Starving dogs found locked in squalid Northumberland house
Two dogs nearly starved to death after being locked inside a squalid house.
One was so thin and not moving that the RSPCA inspector who found them thought he was dead.
Taz, a tan-coloured wire haired lurcher type, and Bud, a black and white collie, were in a desperate state when they were found abandoned in a house where they were living in filthy conditions on January 14.
RSPCA inspector Kirsty Keogh-Laws said: “Taz and Bud nearly starved to death as a result of being left unattended, locked inside a squalid house.
“I found Taz lying in a duvet on a sofa, his closed eyes were sunken and he was not moving so initially I actually thought he was dead.
“I could feel every bone in his body and he was too weak to even lift his head. Bud was sitting on another sofa and was reluctant to stand.
“I believe they would have died if we had not been alerted to their plight when we were.”

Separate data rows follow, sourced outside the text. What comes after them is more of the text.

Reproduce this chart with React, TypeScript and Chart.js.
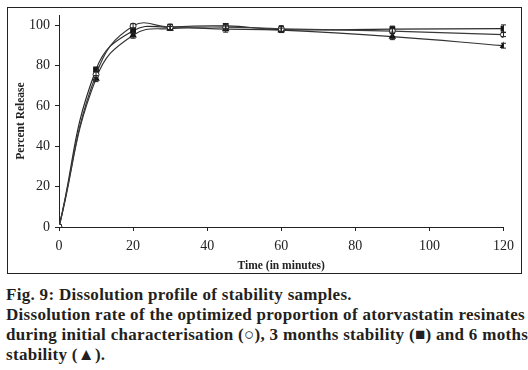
import React, { useEffect, useRef } from "react";
import { Chart, registerables } from "chart.js";

Chart.register(...registerables);

const times = [0, 10, 20, 30, 45, 60, 90, 120];
const initialRelease = [0, 75.5, 99.5, 99, 99, 98.2, 97, 95.3];
const initialErr = [0, 1.5, 1.2, 1.2, 1.0, 1.5, 1.2, 1.0];
const month3Release = [0, 78, 97.2, 99, 99.6, 97.8, 98, 98.3];
const month3Err = [0, 1.2, 1.5, 1.5, 1.2, 1.5, 1.5, 1.8];
const month6Release = [0, 73.5, 95, 98.3, 98, 97.5, 94.3, 89.8];
const month6Err = [0, 1.5, 1.5, 1.0, 1.5, 1.0, 1.5, 1.2];
const yTicks = [0, 20, 40, 60, 80, 100];
const xTicks = [0, 20, 40, 60, 80, 100, 120];

const errorBarPlugin = {
  id: "errorBars",
  afterDatasetsDraw(chart: any) {
    const ctx = chart.ctx;
    const yScale = chart.scales.y;
    chart.data.datasets.forEach((ds: any, i: number) => {
      const meta = chart.getDatasetMeta(i);
      const errs: number[] = ds.errors || [];
      meta.data.forEach((pt: any, j: number) => {
        const v = ds.data[j].y;
        const e = errs[j] || 0;
        if (!e) return;
        const top = yScale.getPixelForValue(v + e);
        const bot = yScale.getPixelForValue(v - e);
        ctx.save();
        ctx.strokeStyle = "#222";
        ctx.lineWidth = 1;
        ctx.beginPath();
        ctx.moveTo(pt.x, top);
        ctx.lineTo(pt.x, bot);
        ctx.moveTo(pt.x - 2.5, top);
        ctx.lineTo(pt.x + 2.5, top);
        ctx.moveTo(pt.x - 2.5, bot);
        ctx.lineTo(pt.x + 2.5, bot);
        ctx.stroke();
        ctx.restore();
      });
    });
  },
};

function toPoints(vals: number[]) {
  return times.map((t, i) => ({ x: t, y: vals[i] }));
}

export default function App() {
  const ref = useRef<HTMLCanvasElement | null>(null);
  useEffect(() => {
    if (!ref.current) return;
    const serif = "'Liberation Serif', 'Times New Roman', serif";
    const chart = new Chart(ref.current, {
      type: "line",
      data: {
        datasets: [
          {
            label: "Initial",
            data: toPoints(initialRelease),
            errors: initialErr,
            borderColor: "#3a3a3a",
            borderWidth: 1.2,
            pointStyle: "circle",
            pointRadius: 3,
            pointBackgroundColor: "#fff",
            pointBorderColor: "#222",
            pointBorderWidth: 1,
            tension: 0.45,
          } as any,
          {
            label: "3 months",
            data: toPoints(month3Release),
            errors: month3Err,
            borderColor: "#2a2a2a",
            borderWidth: 1.2,
            pointStyle: "rect",
            pointRadius: 3.2,
            pointBackgroundColor: "#111",
            pointBorderColor: "#111",
            tension: 0.45,
          } as any,
          {
            label: "6 months",
            data: toPoints(month6Release),
            errors: month6Err,
            borderColor: "#333",
            borderWidth: 1.2,
            pointStyle: "triangle",
            pointRadius: 3.2,
            pointBackgroundColor: "#111",
            pointBorderColor: "#111",
            tension: 0.45,
          } as any,
        ],
      },
      options: {
        animation: false,
        responsive: false,
        maintainAspectRatio: false,
        layout: { padding: { top: 7, right: 17, left: 0, bottom: 0 } },
        plugins: {
          legend: { display: false },
          tooltip: { enabled: false },
        },
        scales: {
          x: {
            type: "linear",
            min: 0,
            max: 120,
            afterBuildTicks: (s: any) => {
              s.ticks = xTicks.map((v) => ({ value: v }));
            },
            afterFit: (s: any) => {
              s.height = 46;
            },
            ticks: {
              color: "#222",
              font: { family: serif, size: 14 },
              padding: 7,
              maxRotation: 0,
            },
            grid: {
              drawOnChartArea: false,
              drawTicks: true,
              tickLength: 4,
              color: "#222",
            },
            border: { color: "#222", width: 1 },
            title: {
              display: true,
              text: "Time (in minutes)",
              color: "#222",
              font: { family: serif, size: 11.5, weight: "bold" },
              padding: { top: 1, bottom: 0 },
            },
          },
          y: {
            type: "linear",
            min: 0,
            max: 105,
            afterBuildTicks: (s: any) => {
              s.ticks = yTicks.map((v) => ({ value: v }));
            },
            afterFit: (s: any) => {
              s.width = 51;
              s.paddingTop = 0;
              s.paddingBottom = 0;
            },
            ticks: {
              color: "#222",
              font: { family: serif, size: 14 },
              padding: 5,
            },
            grid: {
              drawOnChartArea: false,
              drawTicks: true,
              tickLength: 4,
              color: "#222",
            },
            border: { color: "#222", width: 1 },
            title: {
              display: true,
              text: "Percent Release",
              color: "#222",
              font: { family: serif, size: 11.5, weight: "bold" },
              padding: { top: 6, bottom: 2 },
            },
          },
        },
      },
      plugins: [errorBarPlugin],
    } as any);
    return () => chart.destroy();
  }, []);

  const captionStyle: React.CSSProperties = {
    position: "absolute",
    left: 6,
    top: 285,
    width: 524,
    fontFamily: "'Liberation Serif', 'Times New Roman', serif",
    fontWeight: "bold",
    fontSize: 17,
    letterSpacing: "0.3px",
    lineHeight: "20px",
    color: "#231f20",
    margin: 0,
    whiteSpace: "nowrap",
  };

  return (
    <div>
      <div
        style={{
          position: "absolute",
          left: 7,
          top: 7,
          width: 513,
          height: 265,
          border: "1px solid #222",
          background: "#fff",
        }}
      >
        <canvas ref={ref} width={513} height={265} style={{ display: "block" }} />
      </div>
      <div style={captionStyle}>
        <div>Fig. 9: Dissolution profile of stability samples.</div>
        <div>Dissolution rate of the optimized proportion of atorvastatin resinates</div>
        <div>during initial characterisation (○), 3 months stability (■) and 6 moths</div>
        <div>stability (▲).</div>
      </div>
    </div>
  );
}
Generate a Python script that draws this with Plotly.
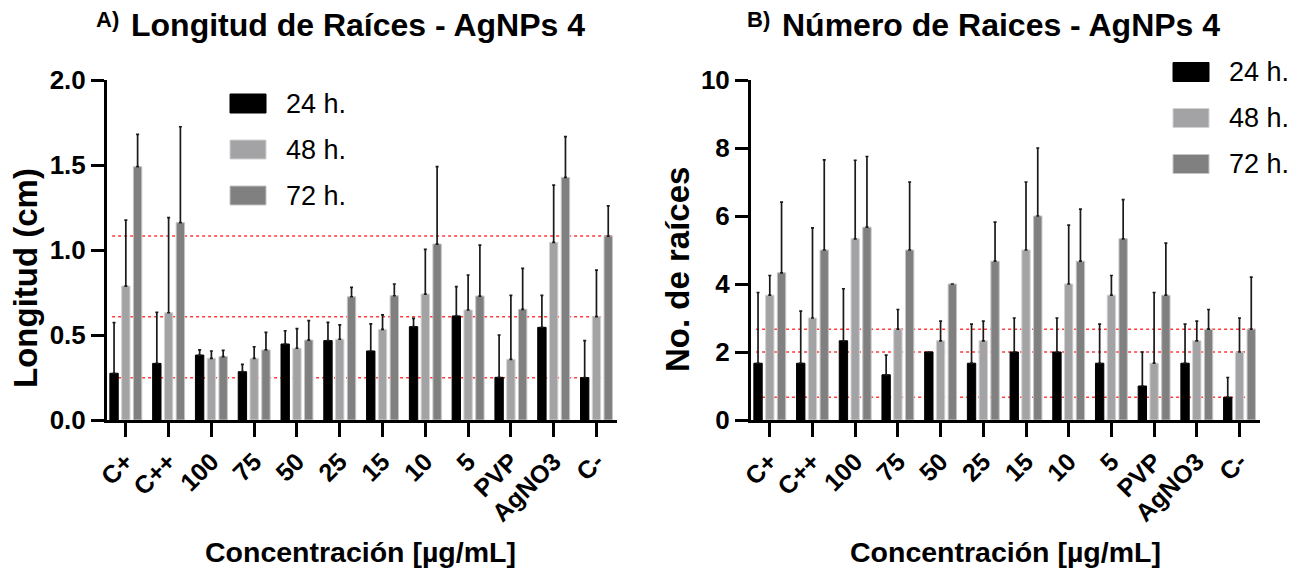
import plotly.graph_objects as go

W, H = 1304, 576

categories = ["C+", "C++", "100", "75", "50", "25", "15", "10", "5", "PVP", "AgNO3", "C-"]
series_names = ["24 h.", "48 h.", "72 h."]
series_colors = ["#000000", "#a3a3a6", "#808080"]
outline_colors = ["#000000", "#d2d2d2", "#c4c4c4"]

# Panel A: Longitud (cm)
long_24 = [0.275, 0.333, 0.382, 0.284, 0.447, 0.467, 0.406, 0.549, 0.612, 0.251, 0.545, 0.249]
long_24_err = [0.298, 0.300, 0.030, 0.043, 0.078, 0.107, 0.159, 0.049, 0.172, 0.249, 0.188, 0.218]
long_48 = [0.788, 0.631, 0.363, 0.363, 0.422, 0.475, 0.533, 0.741, 0.647, 0.357, 1.045, 0.608]
long_48_err = [0.388, 0.559, 0.043, 0.068, 0.115, 0.084, 0.085, 0.263, 0.206, 0.376, 0.337, 0.274]
long_72 = [1.490, 1.161, 0.373, 0.412, 0.470, 0.725, 0.731, 1.035, 0.729, 0.651, 1.427, 1.082]
long_72_err = [0.190, 0.564, 0.037, 0.104, 0.114, 0.055, 0.069, 0.455, 0.300, 0.241, 0.240, 0.177]

# Panel B: Numero de raices
num_24 = [1.67, 1.67, 2.33, 1.33, 2.00, 1.67, 2.00, 2.00, 1.67, 1.00, 1.67, 0.67]
num_24_err = [2.08, 1.53, 1.53, 0.58, None, 1.15, 1.00, 1.00, 1.15, 1.00, 1.15, 0.58]
num_48 = [3.67, 3.00, 5.33, 2.67, 2.33, 2.33, 5.00, 4.00, 3.67, 1.67, 2.33, 2.00]
num_48_err = [0.58, 2.65, 2.31, 0.58, 0.58, 0.58, 2.00, 1.73, 0.58, 2.08, 0.58, 1.00]
num_72 = [4.33, 5.00, 5.67, 5.00, 4.00, 4.67, 6.00, 4.67, 5.33, 3.67, 2.67, 2.67]
num_72_err = [2.08, 2.65, 2.08, 2.00, None, 1.15, 2.00, 1.53, 1.15, 1.53, 0.58, 1.53]

yticks_A = [0.0, 0.5, 1.0, 1.5, 2.0]
yticks_B = [0, 2, 4, 6, 8, 10]

FONT = "Liberation Sans, Arial, sans-serif"


def px(x):
    return x / W


def py(y):
    return 1 - y / H


fig = go.Figure()

panels = [
    ("x", "y", [long_24, long_48, long_72], [long_24_err, long_48_err, long_72_err]),
    ("x2", "y2", [num_24, num_48, num_72], [num_24_err, num_48_err, num_72_err]),
]

for xa, ya, vals, errs in panels:
    for i in range(3):
        fig.add_trace(go.Bar(
            x=categories, y=vals[i], name=series_names[i], xaxis=xa, yaxis=ya,
            marker=dict(color=series_colors[i], line=dict(color=outline_colors[i], width=1)),
            error_y=dict(type="data", symmetric=False, array=errs[i],
                         arrayminus=[0] * len(categories),
                         color="#1a1a1a", thickness=1.7, width=1.5),
            showlegend=False,
        ))
    # dotted reference lines at the C- values
    for i in range(3):
        fig.add_shape(type="line", xref=f"{xa} domain", yref=ya, x0=0.01, x1=0.99,
                      y0=vals[i][-1], y1=vals[i][-1], layer="below",
                      line=dict(color="#ff3b3b", width=1.5, dash="dot"))

xaxis_common = dict(
    type="category", range=[-0.44, 11.48], showline=True, linewidth=3, linecolor="black",
    ticks="outside", ticklen=14, tickwidth=3, tickcolor="black", tickangle=-45,
    tickfont=dict(family=FONT, size=25, color="black", weight="bold"),
    showgrid=False, zeroline=False, automargin=False,
)
yaxis_common = dict(
    showline=True, linewidth=3, linecolor="black", ticks="outside", ticklen=13,
    tickwidth=3, tickcolor="black",
    tickfont=dict(family=FONT, size=26, color="black", weight="bold"),
    showgrid=False, zeroline=False, domain=[py(420), py(80)], automargin=False,
)

fig.update_layout(
    width=W, height=H, margin=dict(l=0, r=0, t=0, b=0, autoexpand=False),
    paper_bgcolor="white", plot_bgcolor="white",
    barmode="group", bargap=0.174, bargroupgap=0.29,
    font=dict(family=FONT, color="black"),
    xaxis=dict(xaxis_common, domain=[px(107), px(617)], anchor="y"),
    xaxis2=dict(xaxis_common, domain=[px(751), px(1260)], anchor="y2"),
    yaxis=dict(yaxis_common, range=[0, 2], tickvals=yticks_A, tickformat=".1f", anchor="x"),
    yaxis2=dict(yaxis_common, range=[0, 10], tickvals=yticks_B, anchor="x2"),
)

ann = []
# titles
ann.append(dict(text="<b>A)</b>", x=px(94), y=py(20), xanchor="left", yanchor="middle",
                font=dict(size=22)))
ann.append(dict(text="<b>Longitud de Raíces - AgNPs 4</b>", x=px(129), y=py(25),
                xanchor="left", yanchor="middle", font=dict(size=32)))
ann.append(dict(text="<b>B)</b>", x=px(745), y=py(20), xanchor="left", yanchor="middle",
                font=dict(size=22)))
ann.append(dict(text="<b>Número de Raices - AgNPs 4</b>", x=px(780), y=py(25),
                xanchor="left", yanchor="middle", font=dict(size=32)))
# axis titles
ann.append(dict(text="<b>Longitud (cm)</b>", x=px(25), y=py(278), textangle=-90,
                xanchor="center", yanchor="middle", font=dict(size=33)))
ann.append(dict(text="<b>No. de raíces</b>", x=px(677), y=py(269), textangle=-90,
                xanchor="center", yanchor="middle", font=dict(size=33)))
ann.append(dict(text="<b>Concentración [µg/mL]</b>", x=px(360), y=py(552),
                xanchor="center", yanchor="middle", font=dict(size=28.5)))
ann.append(dict(text="<b>Concentración [µg/mL]</b>", x=px(1005), y=py(552),
                xanchor="center", yanchor="middle", font=dict(size=28.5)))

# legends (swatches + labels)
legend_pos = [(230, 103.5), (1173, 72)]
for lx, ly in legend_pos:
    for i, name in enumerate(series_names):
        cy = ly + i * 46
        fig.add_shape(type="rect", xref="paper", yref="paper",
                      x0=px(lx), x1=px(lx + 36), y0=py(cy - 9.5), y1=py(cy + 9.5),
                      fillcolor=series_colors[i], line=dict(color=outline_colors[i], width=1))
        ann.append(dict(text=name, x=px(lx + 54), y=py(cy), xanchor="left", yanchor="middle",
                        font=dict(size=27)))

for a in ann:
    a.update(xref="paper", yref="paper", showarrow=False)
    a["font"] = dict(family=FONT, color="black", **a["font"])
fig.update_layout(annotations=ann)

fig.write_html("out.html")
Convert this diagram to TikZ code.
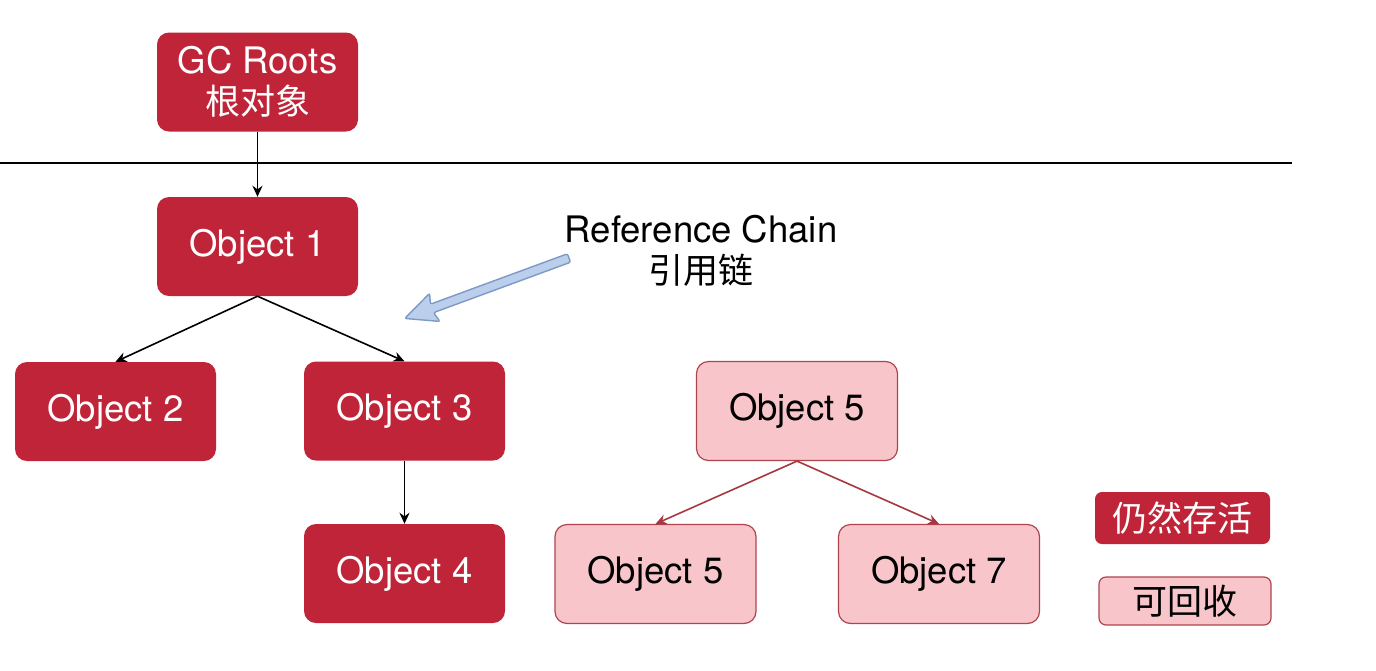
\documentclass[tikz,border=0pt]{standalone}
\usepackage{fontspec}
\setmainfont{TeX Gyre Heros}
\newfontfamily\cjk{Noto Sans CJK SC}
\usetikzlibrary{arrows.meta}
\definecolor{live}{HTML}{C02438}
\definecolor{deadfill}{HTML}{F8C6CA}
\definecolor{deadline}{HTML}{B0444C}
\definecolor{deadarrow}{HTML}{A8383F}
\definecolor{chainfill}{HTML}{BBCEEC}
\definecolor{chainline}{HTML}{7D99C6}
\tikzset{
  livebox/.style={fill=live, draw=none, rounded corners=12pt, text=white,
    minimum width=201pt, minimum height=99pt, inner sep=0pt, align=center,
    font=\fontsize{36.5}{41}\selectfont},
  deadbox/.style={fill=deadfill, draw=deadline, line width=1.2pt, rounded corners=12pt, text=black,
    minimum width=201pt, minimum height=99pt, inner sep=0pt, align=center,
    font=\fontsize{36.5}{41}\selectfont},
  legfont/.style={font=\cjk\fontsize{35}{40}\selectfont},
  blkarrow/.style={draw=black, line width=1.6pt, -{Stealth[length=11pt,width=10pt]}},
  pinkarrow/.style={draw=deadarrow, line width=1.6pt, -{Stealth[length=11pt,width=10pt]}},
}
\begin{document}
\begin{tikzpicture}[x=1pt,y=1pt]
\useasboundingbox[fill=white] (0,0) rectangle (1376,-670);
% separator line
\coordinate (sepL) at (0,-163);
\coordinate (sepR) at (1292,-163);
\draw[line width=1.5pt] (sepL) -- (sepR);
% nodes
\node[livebox] (gc) at (257.5,-82) {GC Roots\\{\cjk\fontsize{35}{41}\selectfont 根对象}};
\node[livebox] (o1) at (257.5,-246.5) {Object 1};
\node[livebox] (o2) at (115.5,-411.5) {Object 2};
\node[livebox] (o3) at (404.5,-411) {Object 3};
\node[livebox] (o4) at (404.5,-573.5) {Object 4};
\node[deadbox] (o5) at (797,-411) {Object 5};
\node[deadbox] (o5b) at (655.5,-574) {Object 5};
\node[deadbox] (o7) at (939,-574) {Object 7};
% legend
\node[livebox, minimum width=175pt, minimum height=52pt, rounded corners=7pt, legfont] (leglive) at (1182.5,-518) {仍然存活};
\node[deadbox, minimum width=172pt, minimum height=48pt, rounded corners=7pt, legfont] (legdead) at (1185,-601) {可回收};
% reference chain label
\node[align=center, font=\fontsize{36.5}{41}\selectfont] (chain) at (701,-251) {Reference Chain\\{\cjk\fontsize{35}{41}\selectfont 引用链}};
% arrows
\draw[blkarrow] (gc.south) -- (o1.north);
\draw[blkarrow] (o1.south) -- (o2.north);
\draw[blkarrow] (o1.south) -- (o3.north);
\draw[blkarrow] (o3.south) -- (o4.north);
\draw[pinkarrow] (o5.south) -- (o5b.north);
\draw[pinkarrow] (o5.south) -- (o7.north);
% blue hand-drawn arrow
\begin{scope}[shift={(569,-258)}, rotate=200.2]
  \draw[fill=chainfill, draw=chainline, line width=1.4pt, rounded corners=2pt]
    (0,4.5) -- (146,4.5) -- (143,15) -- (175,0) -- (143,-15) -- (146,-4.5) -- (0,-4.5) -- cycle;
\end{scope}
\end{tikzpicture}
\end{document}
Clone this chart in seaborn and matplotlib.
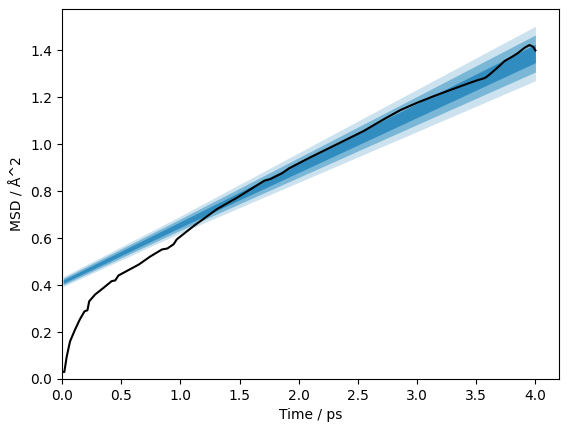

Last week at South East Northumberland Magistrates Court, Daniel Taylor, 25, of Aln Street, Ashington, was banned from keeping animals for five years following an RSPCA prosecution.
At a previous hearing in July, Taylor pleaded guilty to one offence of causing unnecessary suffering to two dogs and three offences of failing to meet their need for a suitable diet and fresh drinking water, to be protected from pain, suffering, injury or disease and failing to meet their need for a suitable living environment under the Animal Welfare Act.
He was also sentenced to a 12-month community order with a 20-day rehabilitation activity requirement, ordered to undertake 60 hours of unpaid work and to pay £100 in costs, together with an £85 victim surcharge.
When they were found, the dogs were surrounded by rubbish, glass and other hazards. There was a strong smell of urine and dog faeces covered the floor from one side of the room to the other.
Taz had to be carried to the RSPCA van as he was too weak to walk.
They were rushed to the nearest veterinary practice as both were in need of urgent treatment. Taz had pressure sores across his body and live fleas in his coat.
They had to be hospitalised for 11 days before they were well enough to be transferred to an RSPCA Felledge Animal Centre where they continued with their recovery.
The dogs’ journey of recovery back to full health was completed when they were rehomed together. It was clear to RSPCA centre staff that they wanted to remain together as Bud could not settle without his companion.
Kirsty said: “I recently had the pleasure of seeing the dogs again but now settled in their new loving home. The after pictures of Taz, who is now called Rufus, and Bud, who is now called Buddy, speak volumes and the lives they enjoy with their new owners are such a contrast now from when we rescued them.
“Both dogs frolic together in nearby fields, Buddy leaping into the air to catch his tennis ball while Rufus loves to run through the long grass.
“They’ve got the kind of lives all dogs should have now. They have gone from the worst of lives to the best of lives, they are living the dream.”